Supreme Court Justice Neil Gorsuch broke with conservatives and sided with the liberal wing of the Court on Monday.
The case, Herrera v. Wyoming, called into question a federal treaty from 1868 that allowed members of the Crow Tribe of Indians to hunt on "unoccupied lands of the United States" when Wyoming was admitted to the Union. Clayvin Herrera is a tribal member who hunted in the Bighorn National Forest and was charged for hunting during the off season. The Supreme Court had to decide if the treaty was still in effect or were nullified when Wyoming became a state in 1890.
The lower courts ruled the treaty was nullified when Wyoming officially became a state. The ruling was appealed all the way up to the Supreme Court, at which time the Court decided in a 5-4 decision that the treaty was still in effect and Herrera was wrongly convicted. Justice Sonia Sotomayor wrote the majority opinion, with Justices Ruth Bader Ginsburg, Elena Kagan, Stephen Breyer and Gorsuch joining her.
From Fox News:
The court’s 5-4 ruling, which vacated the decision from the state appellate court, is based on the 1999 decision in Minnesota v. Mille Lacs Band of Chippewa Indians. In that case, the Supreme Court said that a territory gaining statehood is not enough “to extinguish Indian treaty rights to hunt, fish, and gather on land within state boundaries.” The court went further in that case, stating that Congress “must clearly express” an intention to end a treaty with a Native American tribe in order for the treaty’s rights to expire.

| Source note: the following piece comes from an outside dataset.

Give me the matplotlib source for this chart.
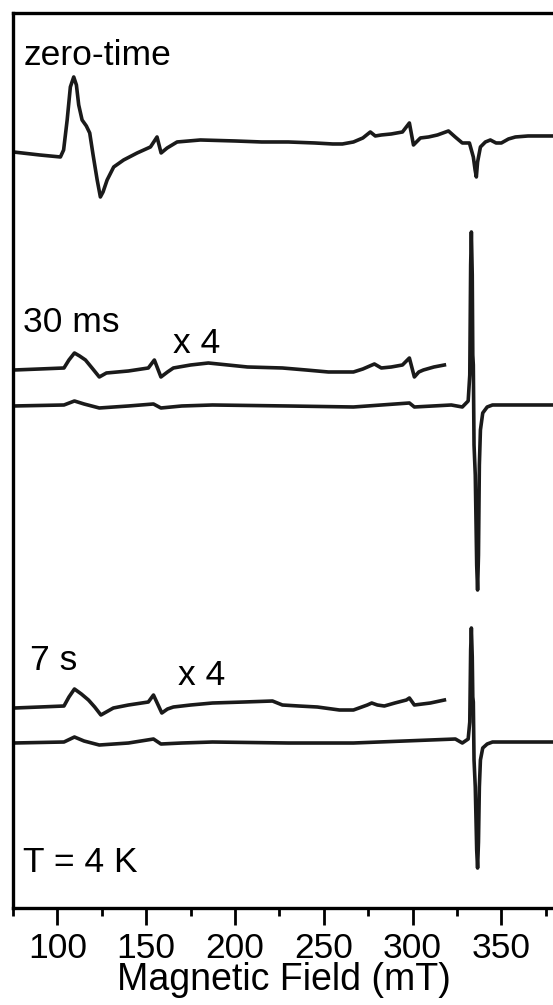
import numpy as np
import matplotlib
matplotlib.use("Agg")
import matplotlib.pyplot as plt

plt.rcParams['font.family'] = ['Liberation Sans', 'DejaVu Sans']

# field (mT) / signal (arb. units, relative to each trace's own baseline)
field_zero = [75.2, 90.0, 101.7, 103.5, 105.5, 107.3, 109.2, 110.7, 112.0, 113.9,
              116.3, 118.2, 120.1, 122.4, 124.2, 125.7, 128.0, 131.7, 137.3, 144.9,
              152.4, 156.1, 158.4, 161.8, 167.4, 180.5, 200.0, 215.0, 230.0, 245.0,
              255.0, 260.5, 266.7, 272.0, 276.2, 279.0, 282.4, 288.0, 294.3, 298.2,
              300.5, 304.4, 309.0, 314.0, 320.2, 324.0, 328.0, 332.0, 334.2, 335.2,
              335.9, 336.6, 338.2, 341.0, 343.8, 347.0, 350.0, 354.0, 357.9, 365.0,
              380.0]
sig_zero = [-10, -13, -15, -8, 22, 55, 65, 57, 37, 22,
            16, 9, -13, -38, -55, -50, -38, -25, -18, -11,
            -5, 5, -11, -6, 0, 2, 1, 0, 0, -1,
            -2, -2, 0, 4, 10, 6, 7, 8, 10, 19,
            -3, 4, 5, 7, 11, 5, -1, -1, -15, -28,
            -35, -20, -5, 0, 2, -1, -1, 3, 5, 6,
            6]

field_30ms_x4 = [75.8, 90.0, 103.7, 106.5, 109.6, 112.5, 115.8, 119.5, 123.6, 127.6,
                 140.0, 151.2, 154.6, 158.3, 162.0, 165.3, 175.0, 185.0, 196.0, 207.0,
                 226.7, 240.0, 252.6, 266.7, 272.0, 278.5, 282.4, 288.0, 294.3, 298.2,
                 301.0, 303.5, 306.1, 312.0, 317.9]
sig_30ms_x4 = [-2, -1, 0, 8, 15, 12, 8, 0, -9, -5,
               -3, 0, 8, -9, -4, 0, 3, 5, 3, 1,
               0, -2, -4, -4, -1, 4, 0, 1, 3, 10,
               -9, -4, -2, 1, 3]

field_30ms = [75.2, 103.7, 109.6, 115.0, 123.6, 140.0, 154.1, 158.3, 170.0, 187.3,
              230.0, 266.7, 298.2, 301.0, 321.8, 328.0, 331.3, 332.2, 332.7, 333.1,
              333.6, 333.9, 334.2, 334.6, 335.3, 336.1, 336.6, 337.1, 337.6, 338.2,
              339.5, 342.0, 345.0, 380.0]
sig_30ms = [-1, 0, 4, 1, -3, -1, 1, -3, -1, 0,
            -1, -2, 2, -2, 0, -2, 4, 30, 140, 173,
            130, 50, 40, -40, -70, -160, -185, -150, -60, -25,
            -8, -2, 0, 0]

field_7s_x4 = [75.8, 90.0, 103.7, 106.5, 109.6, 113.5, 117.5, 121.0, 124.5, 131.5,
               140.0, 151.2, 154.1, 158.8, 162.0, 165.3, 175.0, 187.3, 205.0, 221.1,
               226.7, 236.0, 246.4, 258.8, 266.7, 274.5, 277.0, 280.2, 284.1, 290.0,
               296.5, 298.2, 301.0, 310.0, 317.9]
sig_7s_x4 = [-1, 0, 1, 10, 18, 13, 7, 0, -8, -1,
             2, 5, 12, -6, -2, 0, 2, 4, 5, 6,
             2, 1, 0, -3, -3, 2, 4, 2, 1, 4,
             7, 9, 2, 4, 7]

field_7s = [75.2, 103.7, 109.6, 115.0, 123.6, 140.0, 154.1, 158.3, 170.0, 187.3,
            230.0, 266.7, 324.1, 328.0, 331.3, 332.2, 332.7, 333.1, 333.6, 333.9,
            334.2, 334.6, 335.3, 336.1, 336.6, 337.1, 337.6, 338.2, 339.5, 342.0,
            345.0, 380.0]
sig_7s = [-1, 0, 5, 1, -3, -1, 3, -2, -1, 0,
          -1, -1, 3, -1, 3, 20, 92, 114, 85, 45,
          40, -18, -45, -108, -126, -100, -45, -18, -6, -2,
          0, 0]

# vertical offsets of the stacked traces
offsets = {"zero": 766, "30ms_x4": 540, "30ms": 503, "7s_x4": 201, "7s": 166}

fig = plt.figure(figsize=(5.53, 10.05), dpi=100)
ax = fig.add_axes([0.0235, 0.0965, 0.9795, 0.8901])

lw = 2.6
ink = "#1a1a1a"
ax.plot(field_zero, np.array(sig_zero) + offsets["zero"], color=ink, lw=lw)
ax.plot(field_30ms_x4, np.array(sig_30ms_x4) + offsets["30ms_x4"], color=ink, lw=lw)
ax.plot(field_30ms, np.array(sig_30ms) + offsets["30ms"], color=ink, lw=lw)
ax.plot(field_7s_x4, np.array(sig_7s_x4) + offsets["7s_x4"], color=ink, lw=lw)
ax.plot(field_7s, np.array(sig_7s) + offsets["7s"], color=ink, lw=lw)

fs = 25.5
ax.text(80.9, 843, "zero-time", fontsize=fs, va="baseline", ha="left")
ax.text(80.9, 576, "30 ms", fontsize=fs, va="baseline", ha="left")
ax.text(165.3, 555, "x 4", fontsize=fs, va="baseline", ha="left")
ax.text(84.8, 238, "7 s", fontsize=fs, va="baseline", ha="left")
ax.text(168.1, 223, "x 4", fontsize=fs, va="baseline", ha="left")
ax.text(80.9, 36, "T = 4 K", fontsize=fs, va="baseline", ha="left")

ax.set_xlim(75, 380)
ax.set_ylim(0, 894.5)
ax.set_xticks([100, 150, 200, 250, 300, 350])
ax.set_xticks([75, 125, 175, 225, 275, 325, 375], minor=True)
ax.set_yticks([])
ax.tick_params(axis="x", which="major", direction="out", length=12, width=2, labelsize=fs, pad=5)
ax.tick_params(axis="x", which="minor", direction="out", length=6, width=2)
ax.set_xlabel("Magnetic Field (mT)", fontsize=27, labelpad=-2)

for side in ["left", "top", "bottom"]:
    ax.spines[side].set_linewidth(2.4)
ax.spines["right"].set_visible(False)

plt.savefig("out.png", dpi=100)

By siding with the traditionally liberal justices, Gorsuch gave them a 5-4 majority in the case.
Sotomayor, in the latest opinion, also addressed the argument that the land on which Hererra was hunting became “occupied” under the treaty when it became a national forest in 1897. The court’s decision said that while it is possible that certain areas of the forest could be considered occupied, the forest as a whole is not occupied by default simply because it is a national forest.
Gorsuch’s conservative colleagues, led by Justice Samuel Alito, argued in a dissenting opinion that the majority has it all wrong. Alito, like the lower court’s decision, relied on an 1896 case involving a similarly worded treaty between Wyoming and the Shoshonee and Bannack tribes, which also was from 1868. That case, Ward v. Race Horse, said that when Wyoming became a state, it ended the treaty. This ruling was based on the idea that states have the authority “to regulate the killing of game within their borders.”
Additionally, the conservative dissent said that a 1995 10th Circuit opinion in Crow Tribe of Indians v. Repsis dealt with the exact issue in Hererra’s case, relying on the precedent in Race Horse to say that the Crow Tribe’s hunting rights under their treaty expired when Wyoming became a state. Because the issue was already decided in that case, the dissent said, it was improper for it to be heard again here.
The majority opinion addressed the Race Horse and Repsis cases, stating that the more recent 1999 Mille Lacs case renders them obsolete. Sotomayor also wrote that it did not matter that the same treaty had been addressed in the past, because the Mille Lacs case represented a "change in [the] applicable legal context." The conservatives disagreed.